Guerra sem fim à vista e custos políticos na UE a aumentar
A escalada da guerra na Ucrânia mostra que estamos perante um conflito sem fim à vista, e que pode ter graves consequências sociais e custos políticos, sustenta o diretor do Conselho Europeu de Relações Externas, Mark Leonard.
"Temo que estaremos numa guerra muito longa. Não vejo como pode acabar (...) Estamos num caminho de escalada no momento e temo que, assim que de um lado começar a correr bem, isso nos levará a outro tipo de caminho de escalada", disse Mark Leonard em entrevista à agência Lusa.
Do ponto em que estamos, afirmou, "é muito difícil ver como se sai deste ciclo" porque "estamos muito longe de ter qualquer fórum para negociações. Não há canais diplomáticos abertos neste momento" e "o grande medo é que se transforme numa guerra nuclear, o que seria impensável".
Uma das consequências, além da destruição do país invadido pela Rússia, que Leonard destacou é que "os custos políticos estão a começar a aumentar" para os países da União Europeia e a guerra pode realmente contribuir para conflitos sociais e a ascensão do populismo.
"Já vimos o colapso do Governo búlgaro, do Governo italiano, e penso que o que se pode ver no próximo período de tempo é que a crise na Ucrânia provoca uma série de outras crises. Já tivemos uma crise de refugiados, (esta) pode ser cinco, seis vezes pior do que a de 2015; a crise económica que está a chegar pode ser muito pior do que a crise do euro... E depois a crise do populismo pode ser ainda pior do que em 2016", teme este analista.
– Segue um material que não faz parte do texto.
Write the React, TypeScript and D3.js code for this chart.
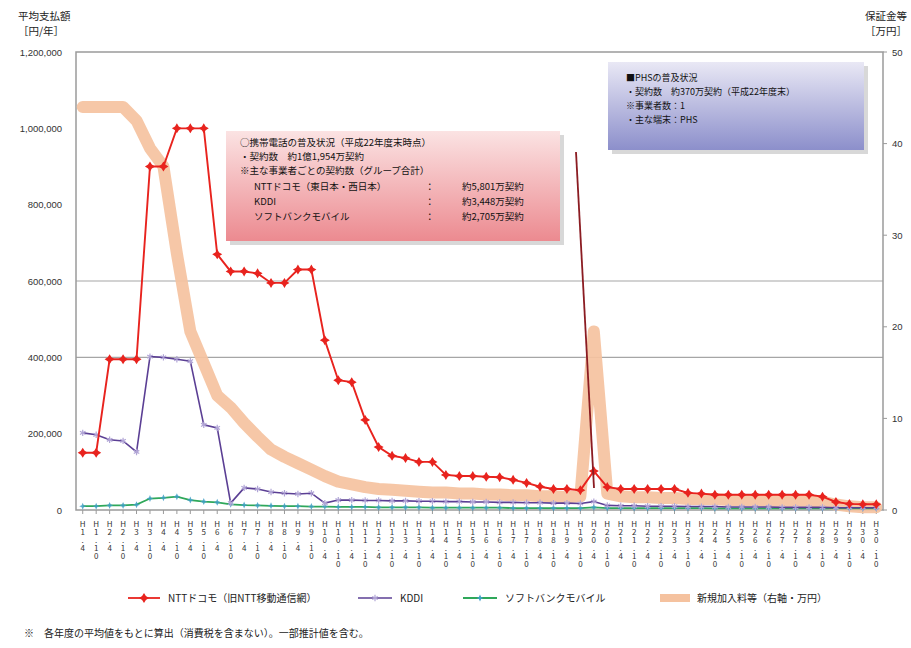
import React from 'react';
import * as d3 from 'd3';

// half-year points (April / October)
const periods = [
  'H1.4', 'H1.10', 'H2.4', 'H2.10', 'H3.4', 'H3.10', 'H4.4', 'H4.10', 'H5.4', 'H5.10',
  'H6.4', 'H6.10', 'H7.4', 'H7.10', 'H8.4', 'H8.10', 'H9.4', 'H9.10', 'H10.4', 'H10.10',
  'H11.4', 'H11.10', 'H12.4', 'H12.10', 'H13.4', 'H13.10', 'H14.4', 'H14.10', 'H15.4', 'H15.10',
  'H16.4', 'H16.10', 'H17.4', 'H17.10', 'H18.4', 'H18.10', 'H19.4', 'H19.10', 'H20.4', 'H20.10',
  'H21.4', 'H21.10', 'H22.4', 'H22.10', 'H23.4', 'H23.10', 'H24.4', 'H24.10', 'H25.4', 'H25.10',
  'H26.4', 'H26.10', 'H27.4', 'H27.10', 'H28.4', 'H28.10', 'H29.4', 'H29.10', 'H30.4', 'H30.10',
];

// left axis [円/年]
const docomo = [
  150000, 150000, 395000, 395000, 395000, 900000, 900000, 1000000, 1000000, 1000000,
  670000, 625000, 625000, 620000, 595000, 595000, 630000, 630000, 445000, 340000,
  335000, 236000, 165000, 142000, 136000, 126000, 126000, 92000, 89000, 89000,
  87000, 86000, 79000, 71000, 61000, 55000, 55000, 52000, 102000, 60000,
  55000, 55000, 55000, 55000, 55000, 45000, 43000, 40000, 40000, 40000,
  40000, 40000, 40000, 40000, 40000, 35000, 21000, 16000, 15000, 15000,
];
const kddi = [
  202000, 197000, 184000, 181000, 152000, 402000, 400000, 395000, 390000, 223000,
  215000, 18000, 58000, 55000, 47000, 44000, 42000, 44000, 18000, 26000,
  26000, 25000, 25000, 24000, 24000, 23000, 23000, 22000, 22000, 21000,
  21000, 20000, 20000, 19000, 19000, 18000, 18000, 17000, 22000, 12000,
  11000, 11000, 10000, 10000, 10000, 9000, 9000, 9000, 8000, 8000,
  8000, 8000, 7000, 7000, 7000, 7000, 6000, 6000, 6000, 6000,
];
const softbank = [
  10000, 10000, 12000, 12000, 14000, 30000, 32000, 35000, 26000, 22000,
  20000, 15000, 13000, 12000, 11000, 10000, 10000, 9000, 9000, 8000,
  8000, 8000, 7000, 7000, 7000, 7000, 6000, 6000, 6000, 6000,
  6000, 6000, 5000, 5000, 5000, 5000, 5000, 5000, 7000, 5000,
  5000, 5000, 5000, 5000, 5000, 5000, 5000, 4000, 4000, 4000,
  4000, 4000, 4000, 4000, 4000, 4000, 4000, 4000, 4000, 4000,
];
// right axis [万円]
const fee = [
  44.0, 44.0, 44.0, 44.0, 42.5, 39.5, 37.5, 28.0, 19.5, 16.0,
  12.5, 11.2, 9.5, 8.0, 6.6, 5.8, 5.1, 4.4, 3.7, 3.1,
  2.8, 2.5, 2.3, 2.2, 2.1, 2.0, 1.9, 1.9, 1.8, 1.8,
  1.7, 1.7, 1.6, 1.6, 1.5, 1.5, 1.4, 1.5, 19.5, 1.8,
  1.5, 1.4, 1.4, 1.3, 1.3, 1.2, 1.2, 1.2, 1.1, 1.1,
  1.1, 1.0, 1.0, 1.0, 1.0, 0.9, 0.6, 0.4, 0.3, 0.3,
];

const leftTicks = [0, 200000, 400000, 600000, 800000, 1000000, 1200000];
const rightTicks = [0, 10, 20, 30, 40, 50];
const gridValues = [400000, 600000];

const legendLabels = [
  'NTTドコモ（旧NTT移動通信網）',
  'KDDI',
  'ソフトバンクモバイル',
  '新規加入料等（右軸・万円）',
];

const redBoxLines = [
  '○携帯電話の普及状況（平成22年度末時点）',
  '・契約数　約1億1,954万契約',
  '※主な事業者ごとの契約数（グループ合計）',
];
const redBoxRows = [
  ['NTTドコモ（東日本・西日本）', '：', '約5,801万契約'],
  ['KDDI', '：', '約3,448万契約'],
  ['ソフトバンクモバイル', '：', '約2,705万契約'],
];
const blueBoxLines = [
  '■PHSの普及状況',
  '・契約数　約370万契約（平成22年度末）',
  '※事業者数：1',
  '・主な端末：PHS',
];

const JP = '"Noto Sans CJK JP", "Noto Sans", sans-serif';

const W = 911;
const H = 648;
const plot = { left: 76, right: 883, top: 52, bottom: 510 };

const starPath = (r: number, k: number) => {
  const i = r * k;
  return `M0,${-r}L${i},${-i}L${r},0L${i},${i}L0,${r}L${-i},${i}L${-r},0L${-i},${-i}Z`;
};

const App: React.FC = () => {
  const x = d3.scaleBand<string>().domain(periods).range([plot.left, plot.right]);
  const cx = (p: string) => (x(p) ?? 0) + x.bandwidth() / 2;
  const yL = d3.scaleLinear().domain([0, 1200000]).range([plot.bottom, plot.top]);
  const yR = d3.scaleLinear().domain([0, 50]).range([plot.bottom, plot.top]);

  const lineL = d3.line<number>().x((_, i) => cx(periods[i])).y(d => yL(d));
  const lineR = d3.line<number>().x((_, i) => cx(periods[i])).y(d => yR(d));

  const fmt = d3.format(',');
  const red = '#e8231e';
  const purple = '#5b3f94';
  const green = '#2fa85a';
  const orange = '#f5c29f';

  const star = starPath(5, 0.38);
  const smallStar = starPath(3.5, 0.3);
  const asterisk = d3.symbol(d3.symbolAsterisk, 28)() ?? '';

  return (
    <svg width={W} height={H} style={{ position: 'absolute', left: 0, top: 0, background: '#fff' }}
      fontFamily={JP}>
      <defs>
        <linearGradient id="redBox" x1="0" y1="0" x2="0" y2="1">
          <stop offset="0" stopColor="#fbe3e3" />
          <stop offset="1" stopColor="#ec8a90" />
        </linearGradient>
        <linearGradient id="blueBox" x1="0" y1="0" x2="0" y2="1">
          <stop offset="0" stopColor="#e9e8f5" />
          <stop offset="1" stopColor="#8c8fcb" />
        </linearGradient>
      </defs>

      {/* gridlines */}
      {gridValues.map(v => (
        <line key={v} x1={plot.left} x2={plot.right} y1={yL(v)} y2={yL(v)} stroke="#a6a6a6" strokeWidth={1.2} />
      ))}

      {/* frame */}
      <rect x={plot.left} y={plot.top} width={plot.right - plot.left} height={plot.bottom - plot.top}
        fill="none" stroke="#9a9a9a" strokeWidth={1.5} />

      {/* left ticks */}
      {leftTicks.map(t => (
        <text key={t} x={62} y={yL(t) + 3.5} textAnchor="end" fontSize={9.5} fill="#333"
          fontFamily="'Liberation Sans', Arial, sans-serif">{fmt(t)}</text>
      ))}
      {/* right ticks */}
      {rightTicks.map(t => (
        <g key={t}>
          <line x1={plot.right} x2={plot.right + 4} y1={yR(t)} y2={yR(t)} stroke="#9a9a9a" />
          <text x={892} y={yR(t) + 3.5} fontSize={9.5} fill="#333"
            fontFamily="'Liberation Sans', Arial, sans-serif">{t}</text>
        </g>
      ))}

      {/* axis titles */}
      <text x={18} y={20} fontSize={10.5} fill="#222">平均支払額</text>
      <text x={18} y={35} fontSize={10.5} fill="#222">［円/年］</text>
      <text x={907} y={20} fontSize={10.5} fill="#222" textAnchor="end">保証金等</text>
      <text x={907} y={35} fontSize={10.5} fill="#222" textAnchor="end">［万円］</text>

      {/* x ticks and labels */}
      {periods.map(p => (
        <g key={p}>
          <line x1={cx(p)} x2={cx(p)} y1={plot.bottom} y2={plot.bottom + 4} stroke="#9a9a9a" />
          <text x={cx(p)} y={plot.bottom + 10} fontSize={8} fill="#333"
            style={{ writingMode: 'vertical-rl', textOrientation: 'upright' } as React.CSSProperties}
            fontFamily={JP}>{p}</text>
        </g>
      ))}

      {/* series: right axis thick line */}
      <path d={lineR(fee) ?? ''} fill="none" stroke={orange} strokeWidth={12} strokeLinecap="round"
        strokeLinejoin="round" opacity={0.92} />

      {/* softbank */}
      <path d={lineL(softbank) ?? ''} fill="none" stroke={green} strokeWidth={1.8} />
      {softbank.map((v, i) => (
        <path key={i} d={smallStar} transform={`translate(${cx(periods[i])},${yL(v)})`} fill="#3f9fc4" opacity={0.85} />
      ))}

      {/* kddi */}
      <path d={lineL(kddi) ?? ''} fill="none" stroke={purple} strokeWidth={1.6} />
      {kddi.map((v, i) => (
        <path key={i} d={asterisk} transform={`translate(${cx(periods[i])},${yL(v)})`}
          fill="none" stroke="#b1a5d6" strokeWidth={1.2} />
      ))}

      {/* docomo */}
      <path d={lineL(docomo) ?? ''} fill="none" stroke={red} strokeWidth={1.9} />
      {docomo.map((v, i) => (
        <path key={i} d={star} transform={`translate(${cx(periods[i])},${yL(v)})`} fill={red} />
      ))}

      {/* red annotation box */}
      <rect x={230} y={135} width={334} height={110} fill="#c8c8c8" opacity={0.7} />
      <rect x={226} y={131} width={334} height={110} fill="url(#redBox)" />
      {redBoxLines.map((t, i) => (
        <text key={t} x={240} y={146 + i * 14} fontSize={9.5} fill="#111">{t}</text>
      ))}
      {redBoxRows.map((r, i) => (
        <g key={r[0]} fontSize={9.5} fill="#111">
          <text x={254} y={190 + i * 15}>{r[0]}</text>
          <text x={425} y={190 + i * 15}>{r[1]}</text>
          <text x={462} y={190 + i * 15}>{r[2]}</text>
        </g>
      ))}
      {/* leader line */}
      <line x1={576} y1={152} x2={594} y2={488} stroke="#8b1c22" strokeWidth={1.8} />

      {/* blue annotation box */}
      <rect x={612} y={66} width={256} height={88} fill="#c8c8c8" opacity={0.7} />
      <rect x={608} y={62} width={256} height={88} fill="url(#blueBox)" />
      {blueBoxLines.map((t, i) => (
        <text key={t} x={626} y={81 + i * 14} fontSize={9} fill="#111">{t}</text>
      ))}

      {/* legend */}
      <g fontSize={10} fill="#222">
        <line x1={128} x2={160} y1={598} y2={598} stroke={red} strokeWidth={1.8} />
        <path d={star} transform="translate(144,598)" fill={red} />
        <text x={168} y={602}>{legendLabels[0]}</text>

        <line x1={358} x2={392} y1={598} y2={598} stroke={purple} strokeWidth={1.6} />
        <path d={asterisk} transform="translate(375,598)" fill="none" stroke="#b1a5d6" strokeWidth={1.2} />
        <text x={400} y={602}>{legendLabels[1]}</text>

        <line x1={463} x2={497} y1={598} y2={598} stroke={green} strokeWidth={1.8} />
        <path d={smallStar} transform="translate(480,598)" fill="#3f9fc4" />
        <text x={505} y={602}>{legendLabels[2]}</text>

        <line x1={660} x2={690} y1={598} y2={598} stroke={orange} strokeWidth={8} />
        <text x={697} y={602}>{legendLabels[3]}</text>
      </g>

      {/* footnote */}
      <text x={24} y={637} fontSize={10} fill="#222">
        ※　各年度の平均値をもとに算出（消費税を含まない）。一部推計値を含む。
      </text>
    </svg>
  );
};

export default App;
"É esse um dos receios nos próximos meses, que mais governos caiam", sublinhou o diretor do Conselho Europeu de Relações Externas, que esteve em Portugal para participar nas Conferências de Lisboa.
"Vimos os resultados na Suécia (em que a aliança de direita e extrema-direita venceu as eleições), vamos ter uma eleição na Dinamarca, e penso que poderá ter um impacto muito negativo na funcionalidade da União Europeia se (Georgia) Meloni e (Vitor) Orbán e pessoas assim começarem a trabalhar em conjunto", advertiu, referindo-se à futura chefe de governo de Itália, líder da extrema-direita, e do primeiro-ministro nacionalista da Hungria.
Mark Leonard adverte que estamos numa economia de tempo de guerra, "teremos uma política em tempo de guerra" e os governos, que não têm como por fim à guerra, terão de explicar isso muito bem às pessoas.
"O dividendo de paz que tivemos nas últimas décadas está a chegar ao fim", biliões de euros vão ser gastos na defesa e não há como evitar a escalada dos custos da energia, afirmou.
A guerra na Ucrânia só parcialmente está a ser travada com tanques, aviões e projéteis, uma grande parte tem a ver com a resiliência social e Vladimir Putin, o Presidente russo, joga esperando que a dos russos dure mais do que a dos apoiantes ocidentais que estão a financiar da Ucrânia neste momento.
Quanto mais tempo a guerra continuar, maior é a probabilidade de conduzir "a estes terríveis efeitos de segunda e terceira ordem, efeitos políticos, efeitos económicos, efeitos sociais".
"É preciso proteger as pessoas o máximo possível das consequências negativas. Em segundo lugar, explicar o que se está a passar. Em terceiro lugar, mostrar que se está a fazer tudo possível para encontrar uma solução diplomática, porque as pessoas são mais propensas a apoiar medidas agressivas contra a Rússia se pensarem que o objetivo é tentar trazer a paz", sustentou diretor do Conselho Europeu de Relações Externas.
Mark Leonard referiu ainda lições que a guerra já deu, como fazer os europeus perceber que têm muitos recursos -- maior mercado único, investimento em defesa, capacidade de moldar regras -- mas para os transformar em poder real e para se defender "é preciso pensar e organizar-se de uma maneira diferente".
Outra questão é repensar o modelo económico. "Costumávamos pensar que a interdependência transformava inimigos em amigos. Estamos a descobrir que isso não é verdade com a Rússia", afirmou.
"Também temos de repensar sobre como nos relacionamos com o resto do mundo. Costumávamos ver o resto do mundo desesperado para se tornar como nós, ser transformado de acordo com os nossos valores. Percebemos que o principal desejo no resto do mundo é recuperar o controlo e definir o seu próprio futuro, e não estão desesperados para se tornarem como nós", defendeu ainda na entrevista à Lusa.